The New York attorney general said on Monday that his office had settled a long-running investigation into the business practices of Shaya Boymelgreen, a once-high-flying developer whose collapse during the recession left a trail of irate condominium owners, partners and lenders.
Attorney General Eric T. Schneiderman said the agreement would put “an end to Mr. Boymelgreen’s perpetual fraud and abuse in New York City real estate securities.”
The investigation involved his sale of condominiums in Brooklyn and Manhattan, unfinished work at six of those projects, and his refusal to fix construction defects.
Under the terms of the agreement, which was reached earlier this month, Mr. Boymelgreen agreed to resolve building violations and construction problems at six properties he developed, including a 409-unit condominium at 20 Pine Street in Lower Manhattan; Beacon Tower, a 79-unit condo at 85 Adams Street in Dumbo, Brooklyn; and Newswalk, a 137-unit condo in a former Daily News printing plant in Prospect Heights, Brooklyn.
Mr. Boymelgreen is barred in New York from participating in the offer or sale of securities, including condos, for two years. If he fails to adhere to the settlement, he will be permanently barred from selling apartments in New York. Mr. Boymelgreen’s partners Itzhak Katan and Domenick Tonacchio are also covered by the settlement.
Mr. Boymelgreen’s lawyers did not returns calls for comment.
The investigation dates to 2013, but condo buyers in Mr. Boymelgreen’s buildings began filing lawsuits as early as 2007. Residents complained of unfinished work, widespread leaks and a lack of fireproofing. At Newswalk, condo owners had to spend an additional $8 million “in order to make the building habitable,” said David L. Berkey, a lawyer for the condo board, which sued Mr. Boymelgreen and his partners.
Mr. Berkey said he was hopeful that the attorney general’s settlement would quickly lead to a settlement with his clients. Mr.

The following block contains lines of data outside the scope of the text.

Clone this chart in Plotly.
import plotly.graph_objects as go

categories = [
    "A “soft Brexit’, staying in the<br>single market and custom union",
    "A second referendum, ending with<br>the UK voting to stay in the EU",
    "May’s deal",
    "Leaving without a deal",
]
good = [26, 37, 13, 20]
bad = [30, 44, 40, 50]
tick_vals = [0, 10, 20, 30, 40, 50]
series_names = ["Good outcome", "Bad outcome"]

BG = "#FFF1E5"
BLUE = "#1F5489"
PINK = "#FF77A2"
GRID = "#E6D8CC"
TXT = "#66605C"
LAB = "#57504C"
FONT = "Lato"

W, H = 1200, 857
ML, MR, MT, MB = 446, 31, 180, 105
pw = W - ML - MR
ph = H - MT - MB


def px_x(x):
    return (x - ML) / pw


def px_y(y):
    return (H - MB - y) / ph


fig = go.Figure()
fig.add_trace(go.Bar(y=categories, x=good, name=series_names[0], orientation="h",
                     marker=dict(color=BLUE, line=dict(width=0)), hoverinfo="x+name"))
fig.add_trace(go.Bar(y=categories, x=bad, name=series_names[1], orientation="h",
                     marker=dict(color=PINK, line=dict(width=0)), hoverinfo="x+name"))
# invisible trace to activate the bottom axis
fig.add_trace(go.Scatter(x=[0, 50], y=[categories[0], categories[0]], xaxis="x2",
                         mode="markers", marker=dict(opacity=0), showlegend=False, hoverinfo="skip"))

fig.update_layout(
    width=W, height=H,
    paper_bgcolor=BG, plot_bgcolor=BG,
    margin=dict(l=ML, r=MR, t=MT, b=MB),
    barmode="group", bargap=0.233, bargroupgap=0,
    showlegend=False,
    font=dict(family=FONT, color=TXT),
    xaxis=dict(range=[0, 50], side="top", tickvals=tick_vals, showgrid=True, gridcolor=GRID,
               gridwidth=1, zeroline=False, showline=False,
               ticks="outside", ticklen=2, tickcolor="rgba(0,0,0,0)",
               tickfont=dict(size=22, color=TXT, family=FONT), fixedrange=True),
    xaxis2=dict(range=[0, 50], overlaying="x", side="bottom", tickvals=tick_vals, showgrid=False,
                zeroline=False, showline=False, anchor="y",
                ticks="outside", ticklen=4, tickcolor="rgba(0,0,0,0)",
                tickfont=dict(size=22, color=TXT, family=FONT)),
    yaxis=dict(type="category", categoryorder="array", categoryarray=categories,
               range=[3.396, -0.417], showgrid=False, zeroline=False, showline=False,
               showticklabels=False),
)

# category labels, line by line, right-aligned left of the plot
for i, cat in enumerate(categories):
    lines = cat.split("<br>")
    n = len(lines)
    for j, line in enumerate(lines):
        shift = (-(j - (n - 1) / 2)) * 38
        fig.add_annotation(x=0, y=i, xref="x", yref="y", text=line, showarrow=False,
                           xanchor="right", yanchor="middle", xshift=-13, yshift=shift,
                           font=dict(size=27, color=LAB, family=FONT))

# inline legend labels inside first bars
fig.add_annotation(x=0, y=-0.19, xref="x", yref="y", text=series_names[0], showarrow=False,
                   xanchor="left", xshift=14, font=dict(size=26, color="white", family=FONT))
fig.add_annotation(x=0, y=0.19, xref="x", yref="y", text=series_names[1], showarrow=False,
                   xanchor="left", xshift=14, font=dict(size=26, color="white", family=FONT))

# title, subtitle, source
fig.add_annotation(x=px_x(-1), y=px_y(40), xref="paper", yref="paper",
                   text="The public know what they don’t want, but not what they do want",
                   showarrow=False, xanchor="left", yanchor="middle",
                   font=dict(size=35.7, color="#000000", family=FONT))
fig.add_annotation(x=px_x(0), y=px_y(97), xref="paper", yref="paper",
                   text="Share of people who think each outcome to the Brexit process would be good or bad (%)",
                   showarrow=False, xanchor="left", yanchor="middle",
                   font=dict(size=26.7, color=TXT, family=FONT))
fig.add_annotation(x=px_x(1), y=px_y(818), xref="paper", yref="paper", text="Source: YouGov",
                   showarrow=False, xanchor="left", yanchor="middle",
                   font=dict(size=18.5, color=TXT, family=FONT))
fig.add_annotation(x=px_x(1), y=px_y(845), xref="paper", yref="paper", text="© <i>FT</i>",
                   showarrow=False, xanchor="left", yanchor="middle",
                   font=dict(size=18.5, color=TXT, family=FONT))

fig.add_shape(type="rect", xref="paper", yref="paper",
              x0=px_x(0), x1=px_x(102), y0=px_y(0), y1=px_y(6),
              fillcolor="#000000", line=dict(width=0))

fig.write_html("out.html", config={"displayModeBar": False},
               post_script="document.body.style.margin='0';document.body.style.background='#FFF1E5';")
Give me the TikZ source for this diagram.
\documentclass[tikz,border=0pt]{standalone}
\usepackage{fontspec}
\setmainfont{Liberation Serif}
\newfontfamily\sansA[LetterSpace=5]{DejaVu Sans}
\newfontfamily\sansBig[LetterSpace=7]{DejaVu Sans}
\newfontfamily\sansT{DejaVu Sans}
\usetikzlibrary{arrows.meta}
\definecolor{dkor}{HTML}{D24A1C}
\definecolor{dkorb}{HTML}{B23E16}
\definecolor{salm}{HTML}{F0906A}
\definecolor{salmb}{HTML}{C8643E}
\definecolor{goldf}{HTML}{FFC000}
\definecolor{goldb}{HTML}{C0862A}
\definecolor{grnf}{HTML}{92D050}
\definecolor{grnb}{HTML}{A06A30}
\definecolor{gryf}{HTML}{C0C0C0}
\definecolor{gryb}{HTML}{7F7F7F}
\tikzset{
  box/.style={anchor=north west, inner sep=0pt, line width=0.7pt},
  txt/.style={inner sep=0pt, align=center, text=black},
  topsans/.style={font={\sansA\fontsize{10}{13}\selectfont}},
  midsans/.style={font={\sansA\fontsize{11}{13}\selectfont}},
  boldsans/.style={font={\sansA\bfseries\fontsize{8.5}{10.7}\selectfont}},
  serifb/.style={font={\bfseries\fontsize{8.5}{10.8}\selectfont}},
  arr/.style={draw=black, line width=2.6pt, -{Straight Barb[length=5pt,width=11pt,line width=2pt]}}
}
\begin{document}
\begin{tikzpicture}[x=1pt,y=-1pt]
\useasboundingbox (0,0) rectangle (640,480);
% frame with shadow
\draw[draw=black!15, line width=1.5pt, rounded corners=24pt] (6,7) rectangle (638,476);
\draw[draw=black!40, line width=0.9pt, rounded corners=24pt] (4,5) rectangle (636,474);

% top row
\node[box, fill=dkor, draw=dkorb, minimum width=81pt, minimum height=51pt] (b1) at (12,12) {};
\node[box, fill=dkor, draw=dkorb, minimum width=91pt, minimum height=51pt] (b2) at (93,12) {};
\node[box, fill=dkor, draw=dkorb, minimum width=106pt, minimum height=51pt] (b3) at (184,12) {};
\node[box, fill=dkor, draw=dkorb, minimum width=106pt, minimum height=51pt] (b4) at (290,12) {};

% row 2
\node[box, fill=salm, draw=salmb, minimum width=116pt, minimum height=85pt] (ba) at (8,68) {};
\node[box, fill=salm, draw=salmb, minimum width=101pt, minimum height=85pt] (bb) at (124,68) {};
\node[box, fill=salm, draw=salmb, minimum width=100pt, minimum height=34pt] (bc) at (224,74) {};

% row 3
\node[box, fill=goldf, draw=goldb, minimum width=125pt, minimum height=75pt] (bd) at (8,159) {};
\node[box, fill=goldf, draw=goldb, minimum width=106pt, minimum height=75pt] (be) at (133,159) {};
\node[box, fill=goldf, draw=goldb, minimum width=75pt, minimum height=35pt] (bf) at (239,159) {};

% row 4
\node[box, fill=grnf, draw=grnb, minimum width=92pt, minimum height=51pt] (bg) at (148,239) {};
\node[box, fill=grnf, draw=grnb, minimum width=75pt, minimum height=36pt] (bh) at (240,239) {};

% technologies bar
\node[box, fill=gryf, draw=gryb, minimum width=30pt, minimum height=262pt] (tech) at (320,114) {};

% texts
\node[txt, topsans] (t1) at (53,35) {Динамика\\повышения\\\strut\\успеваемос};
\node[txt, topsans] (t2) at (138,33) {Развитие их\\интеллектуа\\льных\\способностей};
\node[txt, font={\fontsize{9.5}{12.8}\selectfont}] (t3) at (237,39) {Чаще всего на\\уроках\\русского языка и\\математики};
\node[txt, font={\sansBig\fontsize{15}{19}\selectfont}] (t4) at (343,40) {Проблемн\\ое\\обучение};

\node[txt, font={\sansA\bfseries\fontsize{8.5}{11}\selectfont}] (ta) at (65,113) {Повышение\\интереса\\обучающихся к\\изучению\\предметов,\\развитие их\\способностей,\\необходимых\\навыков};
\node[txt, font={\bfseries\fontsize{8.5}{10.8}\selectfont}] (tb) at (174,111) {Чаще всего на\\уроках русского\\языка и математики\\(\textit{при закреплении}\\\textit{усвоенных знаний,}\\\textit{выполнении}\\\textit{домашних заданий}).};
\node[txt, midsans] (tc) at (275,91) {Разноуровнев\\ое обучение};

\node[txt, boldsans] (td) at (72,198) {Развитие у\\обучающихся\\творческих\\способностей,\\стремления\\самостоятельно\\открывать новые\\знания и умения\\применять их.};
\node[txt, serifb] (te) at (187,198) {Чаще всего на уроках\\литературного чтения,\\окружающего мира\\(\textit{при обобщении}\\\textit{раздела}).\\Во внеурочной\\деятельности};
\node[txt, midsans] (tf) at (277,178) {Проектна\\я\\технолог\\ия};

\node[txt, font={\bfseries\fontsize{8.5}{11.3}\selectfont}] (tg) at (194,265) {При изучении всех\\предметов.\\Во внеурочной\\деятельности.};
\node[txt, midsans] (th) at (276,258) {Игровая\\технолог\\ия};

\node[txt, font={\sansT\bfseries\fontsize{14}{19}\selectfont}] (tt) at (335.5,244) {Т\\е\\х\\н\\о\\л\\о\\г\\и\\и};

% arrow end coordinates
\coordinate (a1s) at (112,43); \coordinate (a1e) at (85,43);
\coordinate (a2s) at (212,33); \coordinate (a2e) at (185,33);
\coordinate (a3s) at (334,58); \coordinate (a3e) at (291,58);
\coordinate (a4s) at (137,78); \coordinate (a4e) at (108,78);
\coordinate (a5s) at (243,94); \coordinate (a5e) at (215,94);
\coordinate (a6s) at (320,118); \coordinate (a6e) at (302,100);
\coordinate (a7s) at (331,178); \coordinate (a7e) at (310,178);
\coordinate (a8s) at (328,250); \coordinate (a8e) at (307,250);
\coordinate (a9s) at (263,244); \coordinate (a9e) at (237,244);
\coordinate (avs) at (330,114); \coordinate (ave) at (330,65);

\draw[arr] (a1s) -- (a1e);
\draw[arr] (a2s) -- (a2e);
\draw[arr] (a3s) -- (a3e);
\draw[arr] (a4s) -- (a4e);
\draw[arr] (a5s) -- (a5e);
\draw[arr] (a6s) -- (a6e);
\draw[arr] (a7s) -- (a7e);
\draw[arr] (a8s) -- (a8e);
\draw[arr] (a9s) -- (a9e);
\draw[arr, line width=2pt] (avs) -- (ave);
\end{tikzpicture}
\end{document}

Boymelgreen’s offering plan for Newswalk in 2002 indicated that the apartments would generate $127 million. “There should be enough proceeds to enable a settlement,” Mr. Berkey said, “unless it’s been lost on other bad deals.”
Born in Israel, Mr. Boymelgreen, 65, immigrated to the United States in 1969, where he initially worked in the field of asbestos abatement. He gradually took on real estate projects before forming a partnership with the Israeli businessman and diamond merchant Lev Leviev in the early 2000s.
With Mr. Leviev’s financial backing, Mr. Boymelgreen expanded rapidly, converting industrial buildings into residential complexes and developing apartments. He opened a New York bank, LibertyPointe, and pushed into real estate markets in Israel, Las Vegas and Miami.
His partnership with Mr. Leviev ended in acrimony in 2007. The real estate market collapsed shortly after. Regulators closed his bank in 2010, and he was evicted from his Brooklyn office. Lawsuits piled up at his doorstep.
In January, the attorney general settled with Mr. Leviev and his company, Africa Israel Investments, over unfinished construction and shoddy workmanship at 15 Broad Street and 20 Pine Street, both in Lower Manhattan, and at 85 Adams Street in Brooklyn. According to the attorney general’s office, after selling out the units at 15 Broad and collecting at least $360 million in 2008, the partners abandoned efforts to finish the work and drained the escrow funds, while assuring buyers that the money had been set aside.
Mr. Boymelgreen has settled with the condo boards for 15 Broad and 20 Pine for undisclosed sums.
Steven D. Sladkus, a lawyer who represents 85 Adams, as well as two other buildings, is hoping that mediation will bring the matter to a close. “People have been turning over rocks trying to seek redress for their claims against him,” Mr. Sladkus said of Mr. Boymelgreen.
Mr. Schneiderman, a Democrat, said of the settlement, “We hold every developer to the same set of rules, and when any developer flouts them, they will face serious consequences, just like Mr. Boymelgreen.”